▶ [What needs to be done] Track down the lines that contain "this" and copy them.

(Figure scripts)
..............................
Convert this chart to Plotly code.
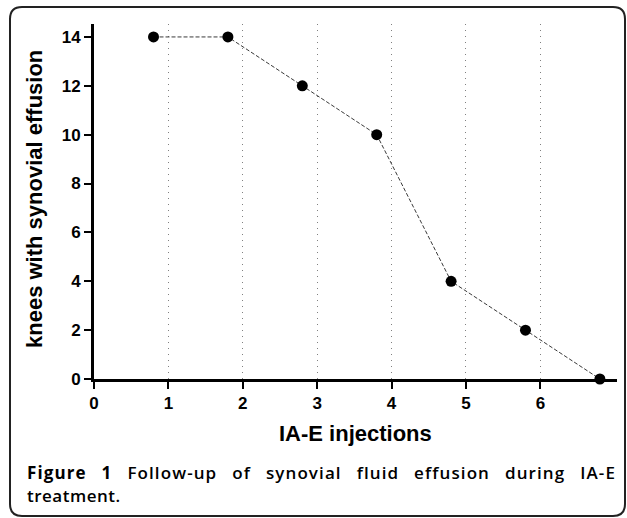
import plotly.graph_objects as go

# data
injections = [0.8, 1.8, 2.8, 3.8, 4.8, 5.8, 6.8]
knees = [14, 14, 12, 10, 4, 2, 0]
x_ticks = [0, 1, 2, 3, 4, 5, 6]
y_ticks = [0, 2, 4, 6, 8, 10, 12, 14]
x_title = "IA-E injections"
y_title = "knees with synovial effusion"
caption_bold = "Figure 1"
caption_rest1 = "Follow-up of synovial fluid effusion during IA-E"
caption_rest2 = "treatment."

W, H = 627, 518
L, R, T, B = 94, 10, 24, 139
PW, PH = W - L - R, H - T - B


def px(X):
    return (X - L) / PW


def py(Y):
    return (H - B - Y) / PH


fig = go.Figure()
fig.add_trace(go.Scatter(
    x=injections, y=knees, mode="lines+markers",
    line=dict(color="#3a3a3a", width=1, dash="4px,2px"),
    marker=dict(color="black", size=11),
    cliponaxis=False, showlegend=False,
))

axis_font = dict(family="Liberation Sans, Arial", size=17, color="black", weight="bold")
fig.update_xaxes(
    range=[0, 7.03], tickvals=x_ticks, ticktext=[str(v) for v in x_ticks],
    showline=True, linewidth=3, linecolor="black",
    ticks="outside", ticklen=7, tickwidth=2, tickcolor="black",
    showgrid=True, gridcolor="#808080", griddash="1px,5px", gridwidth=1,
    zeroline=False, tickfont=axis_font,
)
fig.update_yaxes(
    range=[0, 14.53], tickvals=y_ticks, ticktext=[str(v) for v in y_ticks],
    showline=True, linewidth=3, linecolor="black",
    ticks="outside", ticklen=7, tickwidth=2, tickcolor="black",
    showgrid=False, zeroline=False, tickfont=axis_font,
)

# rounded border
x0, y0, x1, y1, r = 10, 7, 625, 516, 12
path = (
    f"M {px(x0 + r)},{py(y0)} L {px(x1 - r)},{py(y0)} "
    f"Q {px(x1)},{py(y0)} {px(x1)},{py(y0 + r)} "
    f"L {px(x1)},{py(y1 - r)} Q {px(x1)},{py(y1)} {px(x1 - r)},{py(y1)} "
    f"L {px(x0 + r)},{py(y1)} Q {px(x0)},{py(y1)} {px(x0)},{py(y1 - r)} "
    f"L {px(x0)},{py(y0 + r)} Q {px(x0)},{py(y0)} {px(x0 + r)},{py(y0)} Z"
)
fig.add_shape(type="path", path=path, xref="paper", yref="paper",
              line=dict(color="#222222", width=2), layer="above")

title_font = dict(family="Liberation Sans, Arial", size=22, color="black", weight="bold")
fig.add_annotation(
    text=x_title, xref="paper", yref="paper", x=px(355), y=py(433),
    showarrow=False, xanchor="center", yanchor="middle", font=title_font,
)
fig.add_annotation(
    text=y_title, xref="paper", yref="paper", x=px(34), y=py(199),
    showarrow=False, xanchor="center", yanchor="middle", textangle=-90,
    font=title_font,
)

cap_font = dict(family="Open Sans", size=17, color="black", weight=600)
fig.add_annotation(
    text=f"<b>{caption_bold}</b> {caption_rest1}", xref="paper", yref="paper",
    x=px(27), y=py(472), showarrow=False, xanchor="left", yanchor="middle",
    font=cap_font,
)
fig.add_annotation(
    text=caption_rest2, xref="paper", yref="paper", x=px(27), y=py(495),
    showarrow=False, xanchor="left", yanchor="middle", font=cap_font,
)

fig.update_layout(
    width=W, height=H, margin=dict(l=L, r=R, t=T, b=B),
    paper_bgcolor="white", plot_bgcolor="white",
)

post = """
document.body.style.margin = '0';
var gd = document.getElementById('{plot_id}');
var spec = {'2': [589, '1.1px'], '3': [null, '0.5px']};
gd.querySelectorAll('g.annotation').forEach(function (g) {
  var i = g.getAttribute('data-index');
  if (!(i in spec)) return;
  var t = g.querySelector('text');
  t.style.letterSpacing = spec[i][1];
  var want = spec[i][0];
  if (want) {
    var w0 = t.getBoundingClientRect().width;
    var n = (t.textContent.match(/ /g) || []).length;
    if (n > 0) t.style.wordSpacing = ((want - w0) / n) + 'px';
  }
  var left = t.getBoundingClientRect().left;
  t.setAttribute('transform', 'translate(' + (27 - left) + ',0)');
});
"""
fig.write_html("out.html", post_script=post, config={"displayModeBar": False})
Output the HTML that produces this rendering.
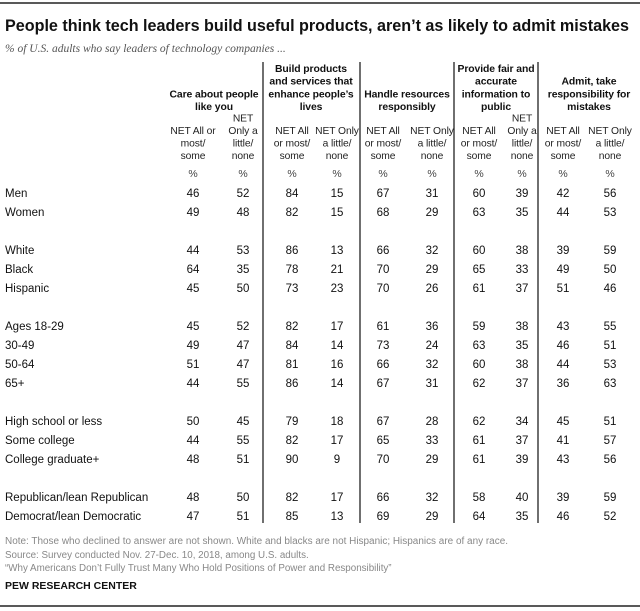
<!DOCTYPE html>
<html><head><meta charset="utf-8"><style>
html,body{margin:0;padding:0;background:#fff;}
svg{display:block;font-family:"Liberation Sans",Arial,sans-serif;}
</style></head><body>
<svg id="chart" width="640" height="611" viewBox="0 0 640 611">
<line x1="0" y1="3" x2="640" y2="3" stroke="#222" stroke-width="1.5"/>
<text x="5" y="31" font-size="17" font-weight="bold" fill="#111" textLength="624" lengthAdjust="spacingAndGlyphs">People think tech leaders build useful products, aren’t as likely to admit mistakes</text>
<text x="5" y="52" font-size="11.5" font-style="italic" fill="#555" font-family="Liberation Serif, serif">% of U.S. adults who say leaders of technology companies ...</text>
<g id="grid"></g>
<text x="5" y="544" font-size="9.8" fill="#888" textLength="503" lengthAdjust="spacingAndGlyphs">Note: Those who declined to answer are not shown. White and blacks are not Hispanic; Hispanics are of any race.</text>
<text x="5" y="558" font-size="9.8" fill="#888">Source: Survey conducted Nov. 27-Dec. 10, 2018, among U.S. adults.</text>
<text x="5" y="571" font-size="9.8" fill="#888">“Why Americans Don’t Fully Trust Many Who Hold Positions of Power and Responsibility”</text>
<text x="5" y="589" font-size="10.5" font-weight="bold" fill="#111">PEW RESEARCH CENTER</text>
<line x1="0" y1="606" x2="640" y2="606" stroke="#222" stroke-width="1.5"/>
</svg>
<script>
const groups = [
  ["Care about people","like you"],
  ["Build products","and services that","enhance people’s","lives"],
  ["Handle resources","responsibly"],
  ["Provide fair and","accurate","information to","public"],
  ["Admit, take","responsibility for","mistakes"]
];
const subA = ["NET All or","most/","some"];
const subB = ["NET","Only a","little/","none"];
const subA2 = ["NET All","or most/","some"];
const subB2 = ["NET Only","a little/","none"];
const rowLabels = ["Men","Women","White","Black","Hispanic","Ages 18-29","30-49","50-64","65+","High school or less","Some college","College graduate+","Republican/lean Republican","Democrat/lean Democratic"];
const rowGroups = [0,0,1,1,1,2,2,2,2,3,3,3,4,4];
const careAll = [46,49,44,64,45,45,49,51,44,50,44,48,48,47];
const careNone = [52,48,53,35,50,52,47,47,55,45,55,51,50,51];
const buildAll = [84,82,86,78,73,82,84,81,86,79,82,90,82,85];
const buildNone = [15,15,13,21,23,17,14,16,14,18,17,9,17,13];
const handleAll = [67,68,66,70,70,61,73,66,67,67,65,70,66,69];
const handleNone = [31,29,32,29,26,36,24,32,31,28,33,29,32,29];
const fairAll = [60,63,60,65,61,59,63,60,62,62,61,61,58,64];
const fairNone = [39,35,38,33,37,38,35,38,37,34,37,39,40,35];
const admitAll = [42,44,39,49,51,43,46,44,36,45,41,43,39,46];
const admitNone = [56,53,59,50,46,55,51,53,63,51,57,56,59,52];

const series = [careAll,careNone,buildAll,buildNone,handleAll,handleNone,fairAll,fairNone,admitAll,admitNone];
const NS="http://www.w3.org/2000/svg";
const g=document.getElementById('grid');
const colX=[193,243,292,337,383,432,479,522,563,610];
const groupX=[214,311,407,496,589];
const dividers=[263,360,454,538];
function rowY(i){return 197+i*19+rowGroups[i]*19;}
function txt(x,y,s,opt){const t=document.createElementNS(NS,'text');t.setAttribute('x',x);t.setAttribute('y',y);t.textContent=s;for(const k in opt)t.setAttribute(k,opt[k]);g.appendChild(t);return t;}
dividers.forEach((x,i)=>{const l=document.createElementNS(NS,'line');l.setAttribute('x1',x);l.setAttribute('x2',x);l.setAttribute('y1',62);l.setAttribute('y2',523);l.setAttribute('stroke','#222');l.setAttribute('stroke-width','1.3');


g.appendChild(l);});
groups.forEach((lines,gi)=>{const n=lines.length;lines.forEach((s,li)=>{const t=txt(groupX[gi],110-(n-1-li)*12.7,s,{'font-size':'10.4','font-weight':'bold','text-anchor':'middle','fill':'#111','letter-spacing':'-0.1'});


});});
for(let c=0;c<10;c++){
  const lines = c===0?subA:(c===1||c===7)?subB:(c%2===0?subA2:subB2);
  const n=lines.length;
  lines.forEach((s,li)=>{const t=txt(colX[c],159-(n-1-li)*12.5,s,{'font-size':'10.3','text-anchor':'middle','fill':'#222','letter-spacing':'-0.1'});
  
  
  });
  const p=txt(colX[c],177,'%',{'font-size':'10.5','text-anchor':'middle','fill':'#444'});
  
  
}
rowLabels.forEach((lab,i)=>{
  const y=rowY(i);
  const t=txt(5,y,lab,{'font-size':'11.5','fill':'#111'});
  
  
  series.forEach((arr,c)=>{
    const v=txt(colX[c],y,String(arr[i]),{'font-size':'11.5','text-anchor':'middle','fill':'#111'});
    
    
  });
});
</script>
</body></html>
..............................
▶ [Task output]
Convert this chart to Plotly code.
Output the HTML that produces this rendering.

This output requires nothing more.